§ THE PROBLEM
Produce an exact copy of all the data below, dropping every image.
══ DATA BLOCK ══
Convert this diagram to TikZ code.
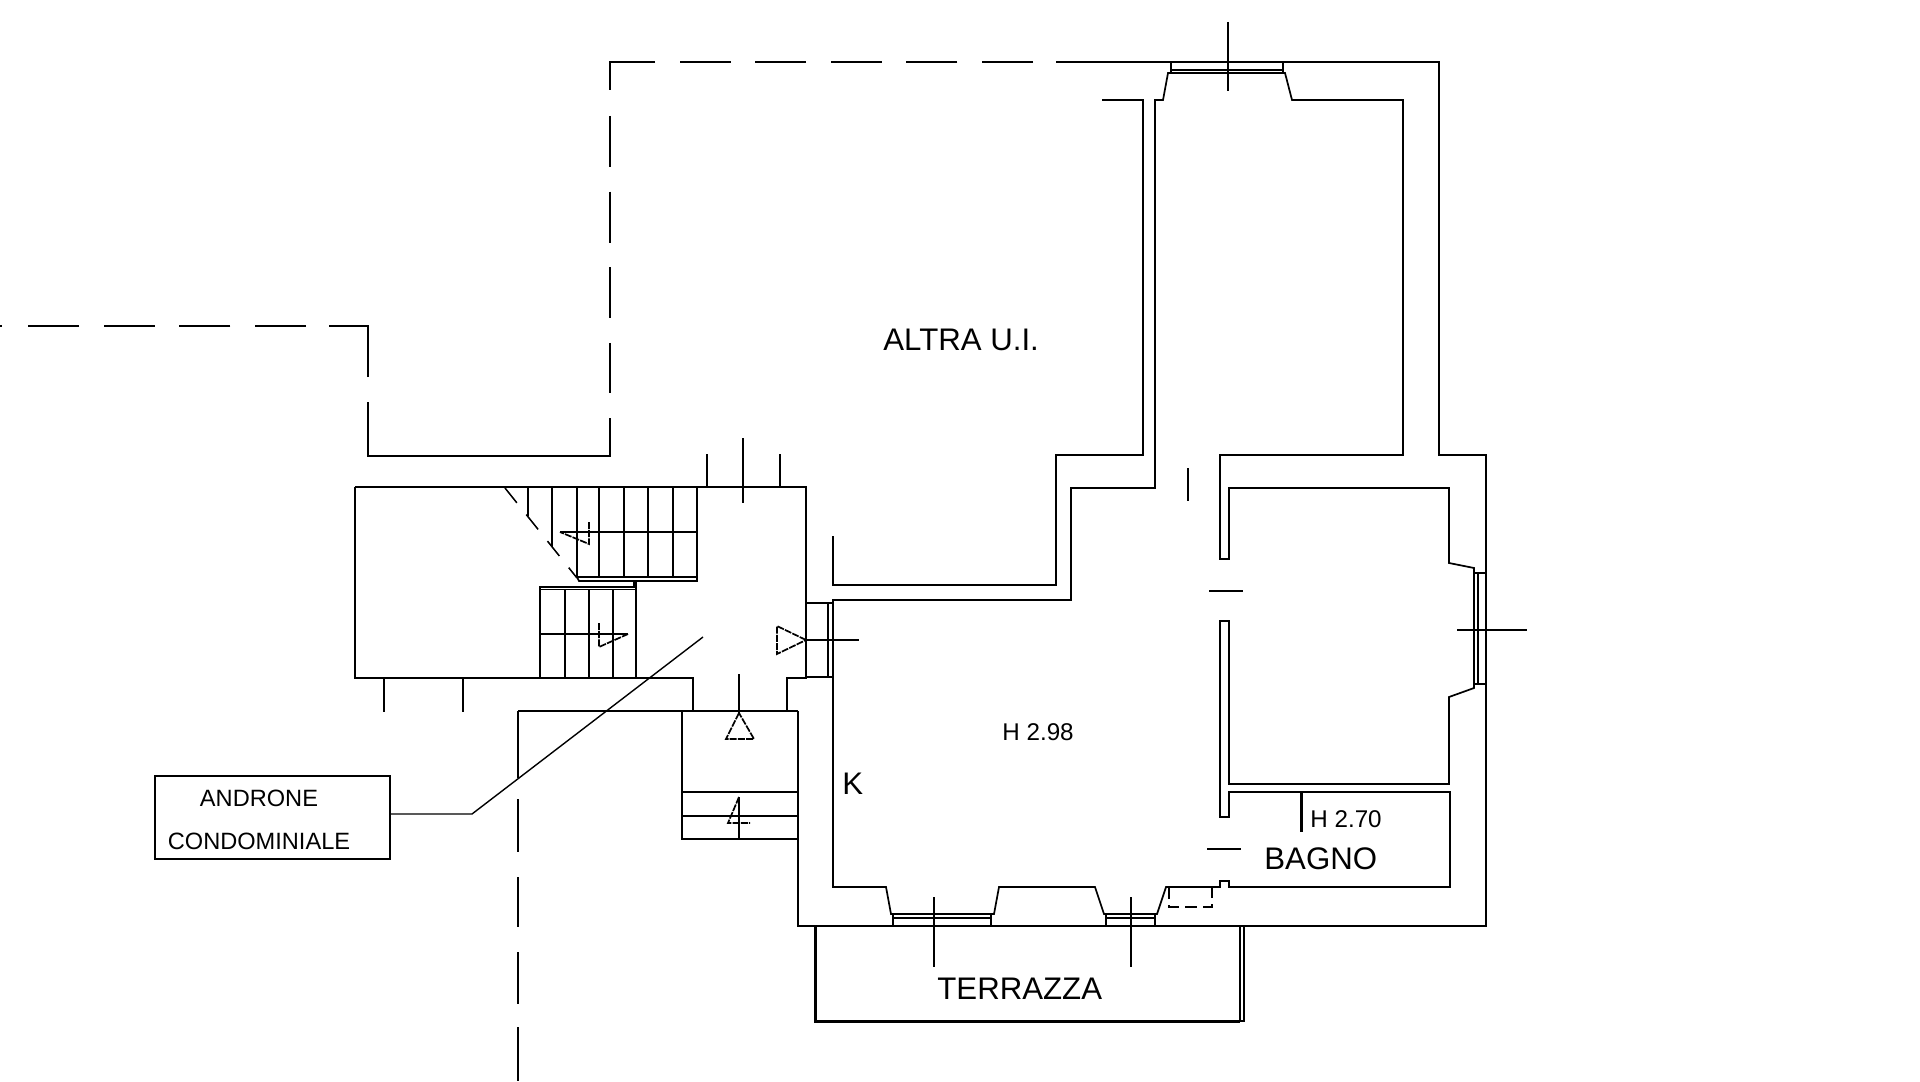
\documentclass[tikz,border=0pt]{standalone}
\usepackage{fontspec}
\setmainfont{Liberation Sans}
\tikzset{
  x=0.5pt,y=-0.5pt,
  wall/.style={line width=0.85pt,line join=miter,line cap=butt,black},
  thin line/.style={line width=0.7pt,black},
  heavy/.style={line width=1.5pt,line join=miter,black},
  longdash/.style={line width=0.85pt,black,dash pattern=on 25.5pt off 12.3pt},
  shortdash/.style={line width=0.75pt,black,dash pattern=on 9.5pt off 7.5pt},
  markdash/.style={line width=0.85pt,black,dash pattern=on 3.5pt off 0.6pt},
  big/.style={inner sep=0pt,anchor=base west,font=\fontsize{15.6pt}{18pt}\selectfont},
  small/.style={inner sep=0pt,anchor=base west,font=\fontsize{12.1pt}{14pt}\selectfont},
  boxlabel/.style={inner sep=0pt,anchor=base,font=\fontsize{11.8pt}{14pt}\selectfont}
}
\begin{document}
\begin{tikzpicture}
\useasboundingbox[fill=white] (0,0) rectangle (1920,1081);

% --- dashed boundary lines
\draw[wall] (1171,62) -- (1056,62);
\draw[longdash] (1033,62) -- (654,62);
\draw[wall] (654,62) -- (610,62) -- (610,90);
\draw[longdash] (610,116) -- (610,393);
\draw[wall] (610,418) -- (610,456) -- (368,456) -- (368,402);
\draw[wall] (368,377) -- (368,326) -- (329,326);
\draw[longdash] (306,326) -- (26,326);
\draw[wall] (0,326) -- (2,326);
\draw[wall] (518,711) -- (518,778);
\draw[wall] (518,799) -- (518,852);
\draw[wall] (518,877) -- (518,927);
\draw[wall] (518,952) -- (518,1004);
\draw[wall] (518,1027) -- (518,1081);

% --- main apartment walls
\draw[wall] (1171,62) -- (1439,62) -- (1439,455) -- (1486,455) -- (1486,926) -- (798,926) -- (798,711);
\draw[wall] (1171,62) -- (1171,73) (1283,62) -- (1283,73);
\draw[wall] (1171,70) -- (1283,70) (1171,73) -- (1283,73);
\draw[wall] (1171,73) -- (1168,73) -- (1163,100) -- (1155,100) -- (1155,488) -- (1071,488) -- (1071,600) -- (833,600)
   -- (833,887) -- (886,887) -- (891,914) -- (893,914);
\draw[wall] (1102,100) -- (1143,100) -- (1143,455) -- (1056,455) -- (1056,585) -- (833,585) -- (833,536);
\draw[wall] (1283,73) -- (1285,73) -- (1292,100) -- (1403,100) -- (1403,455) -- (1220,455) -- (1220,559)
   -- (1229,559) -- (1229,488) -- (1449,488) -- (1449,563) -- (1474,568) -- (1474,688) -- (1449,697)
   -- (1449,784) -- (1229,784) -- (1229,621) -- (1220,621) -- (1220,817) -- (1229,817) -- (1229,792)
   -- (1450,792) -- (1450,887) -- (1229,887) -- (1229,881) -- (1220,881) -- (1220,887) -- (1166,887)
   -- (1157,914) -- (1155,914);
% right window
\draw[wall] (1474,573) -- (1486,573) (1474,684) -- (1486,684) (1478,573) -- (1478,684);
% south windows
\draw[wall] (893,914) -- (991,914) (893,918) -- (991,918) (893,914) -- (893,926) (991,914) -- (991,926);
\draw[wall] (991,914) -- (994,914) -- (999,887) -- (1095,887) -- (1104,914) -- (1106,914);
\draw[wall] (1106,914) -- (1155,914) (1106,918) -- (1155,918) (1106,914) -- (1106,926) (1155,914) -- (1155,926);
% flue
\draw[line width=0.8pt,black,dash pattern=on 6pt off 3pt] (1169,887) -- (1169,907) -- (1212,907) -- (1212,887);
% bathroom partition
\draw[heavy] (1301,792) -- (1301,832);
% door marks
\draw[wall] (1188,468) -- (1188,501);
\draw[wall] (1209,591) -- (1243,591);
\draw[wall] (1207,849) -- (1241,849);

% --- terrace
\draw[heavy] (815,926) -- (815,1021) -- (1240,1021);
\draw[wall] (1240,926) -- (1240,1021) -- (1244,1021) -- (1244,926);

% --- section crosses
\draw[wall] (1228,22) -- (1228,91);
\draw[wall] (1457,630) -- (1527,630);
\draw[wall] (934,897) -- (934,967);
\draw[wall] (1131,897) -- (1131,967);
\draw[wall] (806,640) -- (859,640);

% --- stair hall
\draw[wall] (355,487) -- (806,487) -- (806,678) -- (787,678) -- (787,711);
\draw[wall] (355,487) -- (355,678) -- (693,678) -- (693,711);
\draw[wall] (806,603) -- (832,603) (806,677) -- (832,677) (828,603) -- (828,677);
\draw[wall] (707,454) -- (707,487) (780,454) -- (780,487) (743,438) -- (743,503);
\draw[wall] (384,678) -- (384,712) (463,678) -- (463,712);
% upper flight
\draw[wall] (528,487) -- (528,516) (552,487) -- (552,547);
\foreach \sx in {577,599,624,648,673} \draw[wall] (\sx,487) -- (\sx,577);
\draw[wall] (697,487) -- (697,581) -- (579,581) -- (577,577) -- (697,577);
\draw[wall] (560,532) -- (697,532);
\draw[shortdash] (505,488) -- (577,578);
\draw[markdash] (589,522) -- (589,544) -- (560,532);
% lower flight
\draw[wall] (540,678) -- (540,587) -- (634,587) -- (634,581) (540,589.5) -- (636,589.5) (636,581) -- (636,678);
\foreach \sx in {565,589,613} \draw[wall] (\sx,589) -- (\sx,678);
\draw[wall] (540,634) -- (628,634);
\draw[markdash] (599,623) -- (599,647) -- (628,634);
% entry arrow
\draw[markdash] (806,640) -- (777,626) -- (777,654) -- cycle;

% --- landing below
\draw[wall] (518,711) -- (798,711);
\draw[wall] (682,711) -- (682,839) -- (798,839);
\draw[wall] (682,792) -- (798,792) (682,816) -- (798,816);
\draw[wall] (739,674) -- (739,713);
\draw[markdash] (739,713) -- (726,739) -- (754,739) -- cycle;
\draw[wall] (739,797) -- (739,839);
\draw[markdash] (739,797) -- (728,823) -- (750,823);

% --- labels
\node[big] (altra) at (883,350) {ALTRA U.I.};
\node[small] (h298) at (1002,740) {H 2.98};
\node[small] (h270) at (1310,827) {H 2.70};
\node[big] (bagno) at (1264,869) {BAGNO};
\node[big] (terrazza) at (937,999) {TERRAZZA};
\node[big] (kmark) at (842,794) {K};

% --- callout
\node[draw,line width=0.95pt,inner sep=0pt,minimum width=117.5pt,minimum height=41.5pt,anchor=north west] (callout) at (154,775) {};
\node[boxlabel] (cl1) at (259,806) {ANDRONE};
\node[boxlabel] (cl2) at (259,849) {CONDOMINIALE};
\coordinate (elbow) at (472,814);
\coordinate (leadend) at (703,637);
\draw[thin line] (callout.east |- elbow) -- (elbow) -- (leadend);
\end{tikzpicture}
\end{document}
═══
§ ANSWER TO THE TASK
Convert this diagram to TikZ code.
\documentclass[tikz,border=0pt]{standalone}
\usepackage{fontspec}
\setmainfont{Liberation Sans}
\tikzset{
  x=0.5pt,y=-0.5pt,
  wall/.style={line width=0.85pt,line join=miter,line cap=butt,black},
  thin line/.style={line width=0.7pt,black},
  heavy/.style={line width=1.5pt,line join=miter,black},
  longdash/.style={line width=0.85pt,black,dash pattern=on 25.5pt off 12.3pt},
  shortdash/.style={line width=0.75pt,black,dash pattern=on 9.5pt off 7.5pt},
  markdash/.style={line width=0.85pt,black,dash pattern=on 3.5pt off 0.6pt},
  big/.style={inner sep=0pt,anchor=base west,font=\fontsize{15.6pt}{18pt}\selectfont},
  small/.style={inner sep=0pt,anchor=base west,font=\fontsize{12.1pt}{14pt}\selectfont},
  boxlabel/.style={inner sep=0pt,anchor=base,font=\fontsize{11.8pt}{14pt}\selectfont}
}
\begin{document}
\begin{tikzpicture}
\useasboundingbox[fill=white] (0,0) rectangle (1920,1081);

% --- dashed boundary lines
\draw[wall] (1171,62) -- (1056,62);
\draw[longdash] (1033,62) -- (654,62);
\draw[wall] (654,62) -- (610,62) -- (610,90);
\draw[longdash] (610,116) -- (610,393);
\draw[wall] (610,418) -- (610,456) -- (368,456) -- (368,402);
\draw[wall] (368,377) -- (368,326) -- (329,326);
\draw[longdash] (306,326) -- (26,326);
\draw[wall] (0,326) -- (2,326);
\draw[wall] (518,711) -- (518,778);
\draw[wall] (518,799) -- (518,852);
\draw[wall] (518,877) -- (518,927);
\draw[wall] (518,952) -- (518,1004);
\draw[wall] (518,1027) -- (518,1081);

% --- main apartment walls
\draw[wall] (1171,62) -- (1439,62) -- (1439,455) -- (1486,455) -- (1486,926) -- (798,926) -- (798,711);
\draw[wall] (1171,62) -- (1171,73) (1283,62) -- (1283,73);
\draw[wall] (1171,70) -- (1283,70) (1171,73) -- (1283,73);
\draw[wall] (1171,73) -- (1168,73) -- (1163,100) -- (1155,100) -- (1155,488) -- (1071,488) -- (1071,600) -- (833,600)
   -- (833,887) -- (886,887) -- (891,914) -- (893,914);
\draw[wall] (1102,100) -- (1143,100) -- (1143,455) -- (1056,455) -- (1056,585) -- (833,585) -- (833,536);
\draw[wall] (1283,73) -- (1285,73) -- (1292,100) -- (1403,100) -- (1403,455) -- (1220,455) -- (1220,559)
   -- (1229,559) -- (1229,488) -- (1449,488) -- (1449,563) -- (1474,568) -- (1474,688) -- (1449,697)
   -- (1449,784) -- (1229,784) -- (1229,621) -- (1220,621) -- (1220,817) -- (1229,817) -- (1229,792)
   -- (1450,792) -- (1450,887) -- (1229,887) -- (1229,881) -- (1220,881) -- (1220,887) -- (1166,887)
   -- (1157,914) -- (1155,914);
% right window
\draw[wall] (1474,573) -- (1486,573) (1474,684) -- (1486,684) (1478,573) -- (1478,684);
% south windows
\draw[wall] (893,914) -- (991,914) (893,918) -- (991,918) (893,914) -- (893,926) (991,914) -- (991,926);
\draw[wall] (991,914) -- (994,914) -- (999,887) -- (1095,887) -- (1104,914) -- (1106,914);
\draw[wall] (1106,914) -- (1155,914) (1106,918) -- (1155,918) (1106,914) -- (1106,926) (1155,914) -- (1155,926);
% flue
\draw[line width=0.8pt,black,dash pattern=on 6pt off 3pt] (1169,887) -- (1169,907) -- (1212,907) -- (1212,887);
% bathroom partition
\draw[heavy] (1301,792) -- (1301,832);
% door marks
\draw[wall] (1188,468) -- (1188,501);
\draw[wall] (1209,591) -- (1243,591);
\draw[wall] (1207,849) -- (1241,849);

% --- terrace
\draw[heavy] (815,926) -- (815,1021) -- (1240,1021);
\draw[wall] (1240,926) -- (1240,1021) -- (1244,1021) -- (1244,926);

% --- section crosses
\draw[wall] (1228,22) -- (1228,91);
\draw[wall] (1457,630) -- (1527,630);
\draw[wall] (934,897) -- (934,967);
\draw[wall] (1131,897) -- (1131,967);
\draw[wall] (806,640) -- (859,640);

% --- stair hall
\draw[wall] (355,487) -- (806,487) -- (806,678) -- (787,678) -- (787,711);
\draw[wall] (355,487) -- (355,678) -- (693,678) -- (693,711);
\draw[wall] (806,603) -- (832,603) (806,677) -- (832,677) (828,603) -- (828,677);
\draw[wall] (707,454) -- (707,487) (780,454) -- (780,487) (743,438) -- (743,503);
\draw[wall] (384,678) -- (384,712) (463,678) -- (463,712);
% upper flight
\draw[wall] (528,487) -- (528,516) (552,487) -- (552,547);
\foreach \sx in {577,599,624,648,673} \draw[wall] (\sx,487) -- (\sx,577);
\draw[wall] (697,487) -- (697,581) -- (579,581) -- (577,577) -- (697,577);
\draw[wall] (560,532) -- (697,532);
\draw[shortdash] (505,488) -- (577,578);
\draw[markdash] (589,522) -- (589,544) -- (560,532);
% lower flight
\draw[wall] (540,678) -- (540,587) -- (634,587) -- (634,581) (540,589.5) -- (636,589.5) (636,581) -- (636,678);
\foreach \sx in {565,589,613} \draw[wall] (\sx,589) -- (\sx,678);
\draw[wall] (540,634) -- (628,634);
\draw[markdash] (599,623) -- (599,647) -- (628,634);
% entry arrow
\draw[markdash] (806,640) -- (777,626) -- (777,654) -- cycle;

% --- landing below
\draw[wall] (518,711) -- (798,711);
\draw[wall] (682,711) -- (682,839) -- (798,839);
\draw[wall] (682,792) -- (798,792) (682,816) -- (798,816);
\draw[wall] (739,674) -- (739,713);
\draw[markdash] (739,713) -- (726,739) -- (754,739) -- cycle;
\draw[wall] (739,797) -- (739,839);
\draw[markdash] (739,797) -- (728,823) -- (750,823);

% --- labels
\node[big] (altra) at (883,350) {ALTRA U.I.};
\node[small] (h298) at (1002,740) {H 2.98};
\node[small] (h270) at (1310,827) {H 2.70};
\node[big] (bagno) at (1264,869) {BAGNO};
\node[big] (terrazza) at (937,999) {TERRAZZA};
\node[big] (kmark) at (842,794) {K};

% --- callout
\node[draw,line width=0.95pt,inner sep=0pt,minimum width=117.5pt,minimum height=41.5pt,anchor=north west] (callout) at (154,775) {};
\node[boxlabel] (cl1) at (259,806) {ANDRONE};
\node[boxlabel] (cl2) at (259,849) {CONDOMINIALE};
\coordinate (elbow) at (472,814);
\coordinate (leadend) at (703,637);
\draw[thin line] (callout.east |- elbow) -- (elbow) -- (leadend);
\end{tikzpicture}
\end{document}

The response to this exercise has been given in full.